Isabel II fue educada para reprimir sus emociones. En 70 años de reinado solo se ha emocionado en público en siete ocasiones, la última vez en marzo en una misa en recuerdo a su marido. Hasta hace poco, expresar los sentimientos se consideraba un signo de debilidad y vulgaridad en un líder (más si eras mujer y pretendías transmitir autoridad). Esa imagen de fría, distante y rígida se convirtió en un lujo y una pesadilla cuando murió Diana. Nadie entendía cómo la soberana podía mostrarse tan poco empática ante unos súbditos conmocionados por la dramática muerte de la princesa del pueblo.
Fueron finalmente los índices de popularidad de la corona tras el funeral de Lady Di los que le abrieron los ojos: los tiempos habían cambiado y necesitaba a un equipo de comunicación que renovara el mensaje de una institución anacrónica.

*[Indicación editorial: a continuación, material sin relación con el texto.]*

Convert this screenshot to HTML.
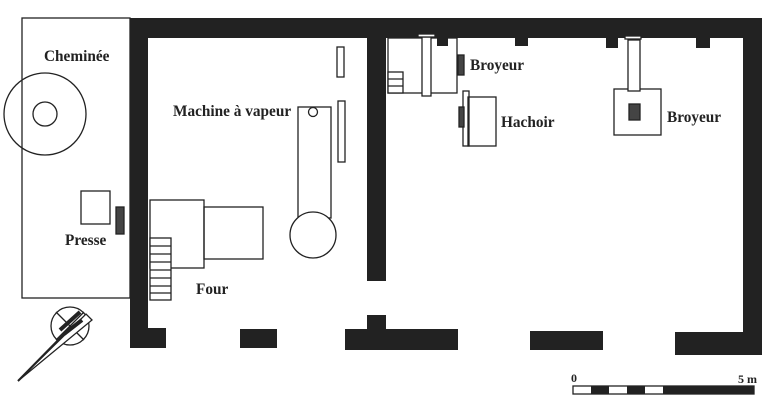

De ahí que en 2012 accediera a ser rescatada por James Bond para llegar a tiempo a la inauguración de los Juegos Olímpicos de Londres o que, más recientemente y de manera encantadora, hiciera un cameo con el oso Paddington para dar paso a golpe de cucharilla de té al We will rock you de Queen en el concierto musical por su jubileo de platino.
Actualmente, ocho de cada diez británicos la veían con buenos ojos. Sin duda, la reina.